--- Start ---
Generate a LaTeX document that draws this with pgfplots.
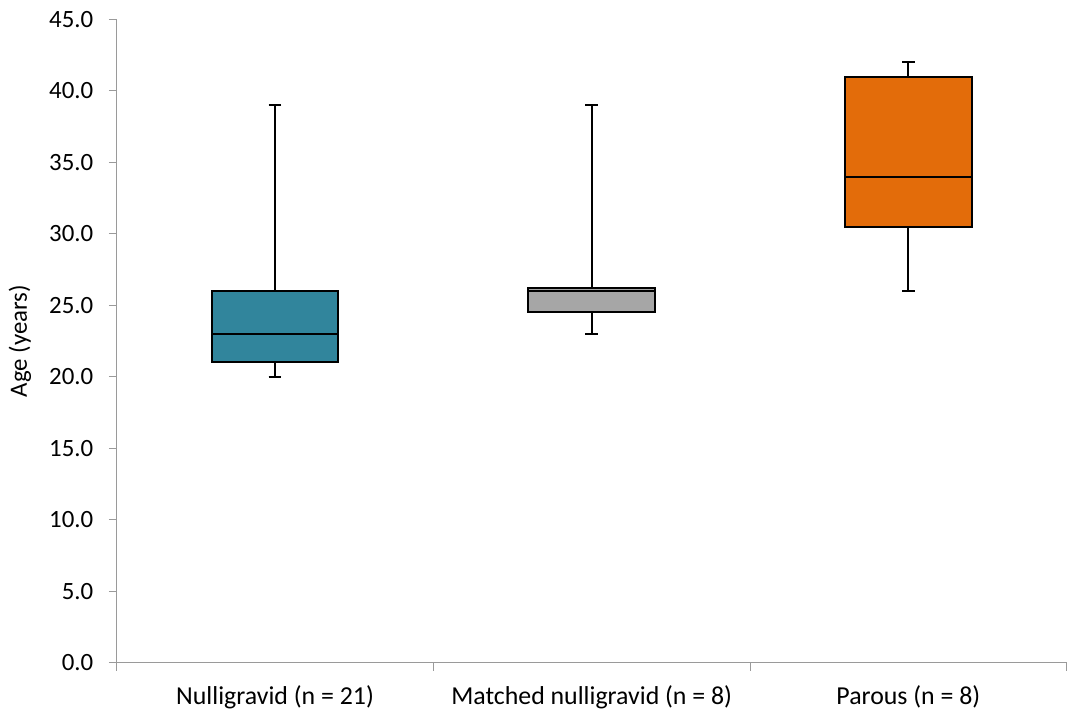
\documentclass[border=0pt]{standalone}
\usepackage{pgfplots}
\pgfplotsset{compat=1.18}
\usepgfplotslibrary{statistics}
\usepackage{fontspec}
\setmainfont{Carlito}

\definecolor{boxteal}{HTML}{31859C}
\definecolor{boxgray}{HTML}{A6A6A6}
\definecolor{boxorange}{HTML}{E36C0A}
\definecolor{axisgray}{HTML}{9A9A9A}

\begin{document}
\begin{tikzpicture}
\begin{axis}[
  at={(0,0)}, anchor=south west,
  scale only axis, width=952bp, height=644.5bp,
  xmin=0.5, xmax=3.5, ymin=0, ymax=45,
  axis x line*=bottom, axis y line*=left,
  axis line style={draw=axisgray, line width=1bp},
  tick style={draw=axisgray, line width=1bp},
  tick align=outside,
  ytick={0,5,...,45},
  major tick length=8bp,
  /pgf/number format/assume math mode=true,
  yticklabel style={font=\fontsize{25}{26}\selectfont, xshift=-12bp,
    /pgf/number format/.cd, fixed, fixed zerofill, precision=1},
  % category separators below the axis
  xtick={0.5,1.5,2.5,3.5},
  xticklabels={},
  % category names between the separators
  extra x ticks={1,2,3},
  extra x tick labels={Nulligravid (n = 21), Matched nulligravid (n = 8), Parous (n = 8)},
  extra x tick style={major tick length=0pt,
    tick style={draw=none},
    xticklabel style={font=\fontsize{26}{27}\selectfont, yshift=-20bp}},
  ylabel={Age (years)},
  ylabel style={font=\fontsize{25}{27}\selectfont, at={(axis description cs:-0.1019,0.5)}, anchor=center},
  boxplot/draw direction=y,
  boxplot/every box/.style={draw=black, line width=2bp},
  boxplot/every median/.style={draw=black, line width=2bp},
  boxplot/every whisker/.style={draw=black, line width=2bp},
  clip=false,
]
\addplot[draw=black, fill=boxteal, line width=2bp, solid,
  boxplot prepared={draw position=1, box extend=0.4, whisker extend=0.04,
    lower whisker=20, lower quartile=21, median=23, upper quartile=26, upper whisker=39}]
  coordinates {};
\addplot[draw=black, fill=boxgray, line width=2bp, solid,
  boxplot prepared={draw position=2, box extend=0.4, whisker extend=0.04,
    lower whisker=23, lower quartile=24.5, median=26, upper quartile=26.2, upper whisker=39}]
  coordinates {};
\addplot[draw=black, fill=boxorange, line width=2bp, solid,
  boxplot prepared={draw position=3, box extend=0.4, whisker extend=0.04,
    lower whisker=26, lower quartile=30.5, median=34, upper quartile=41, upper whisker=42}]
  coordinates {};
\end{axis}
\path (-117bp,-48bp) rectangle (953bp,664bp);
\end{tikzpicture}
\end{document}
--- End ---
→ What you should do: Give an exact reproduction of every line, leaving out any picture.

→ The output:
Generate a LaTeX document that draws this with pgfplots.
\documentclass[border=0pt]{standalone}
\usepackage{pgfplots}
\pgfplotsset{compat=1.18}
\usepgfplotslibrary{statistics}
\usepackage{fontspec}
\setmainfont{Carlito}

\definecolor{boxteal}{HTML}{31859C}
\definecolor{boxgray}{HTML}{A6A6A6}
\definecolor{boxorange}{HTML}{E36C0A}
\definecolor{axisgray}{HTML}{9A9A9A}

\begin{document}
\begin{tikzpicture}
\begin{axis}[
  at={(0,0)}, anchor=south west,
  scale only axis, width=952bp, height=644.5bp,
  xmin=0.5, xmax=3.5, ymin=0, ymax=45,
  axis x line*=bottom, axis y line*=left,
  axis line style={draw=axisgray, line width=1bp},
  tick style={draw=axisgray, line width=1bp},
  tick align=outside,
  ytick={0,5,...,45},
  major tick length=8bp,
  /pgf/number format/assume math mode=true,
  yticklabel style={font=\fontsize{25}{26}\selectfont, xshift=-12bp,
    /pgf/number format/.cd, fixed, fixed zerofill, precision=1},
  % category separators below the axis
  xtick={0.5,1.5,2.5,3.5},
  xticklabels={},
  % category names between the separators
  extra x ticks={1,2,3},
  extra x tick labels={Nulligravid (n = 21), Matched nulligravid (n = 8), Parous (n = 8)},
  extra x tick style={major tick length=0pt,
    tick style={draw=none},
    xticklabel style={font=\fontsize{26}{27}\selectfont, yshift=-20bp}},
  ylabel={Age (years)},
  ylabel style={font=\fontsize{25}{27}\selectfont, at={(axis description cs:-0.1019,0.5)}, anchor=center},
  boxplot/draw direction=y,
  boxplot/every box/.style={draw=black, line width=2bp},
  boxplot/every median/.style={draw=black, line width=2bp},
  boxplot/every whisker/.style={draw=black, line width=2bp},
  clip=false,
]
\addplot[draw=black, fill=boxteal, line width=2bp, solid,
  boxplot prepared={draw position=1, box extend=0.4, whisker extend=0.04,
    lower whisker=20, lower quartile=21, median=23, upper quartile=26, upper whisker=39}]
  coordinates {};
\addplot[draw=black, fill=boxgray, line width=2bp, solid,
  boxplot prepared={draw position=2, box extend=0.4, whisker extend=0.04,
    lower whisker=23, lower quartile=24.5, median=26, upper quartile=26.2, upper whisker=39}]
  coordinates {};
\addplot[draw=black, fill=boxorange, line width=2bp, solid,
  boxplot prepared={draw position=3, box extend=0.4, whisker extend=0.04,
    lower whisker=26, lower quartile=30.5, median=34, upper quartile=41, upper whisker=42}]
  coordinates {};
\end{axis}
\path (-117bp,-48bp) rectangle (953bp,664bp);
\end{tikzpicture}
\end{document}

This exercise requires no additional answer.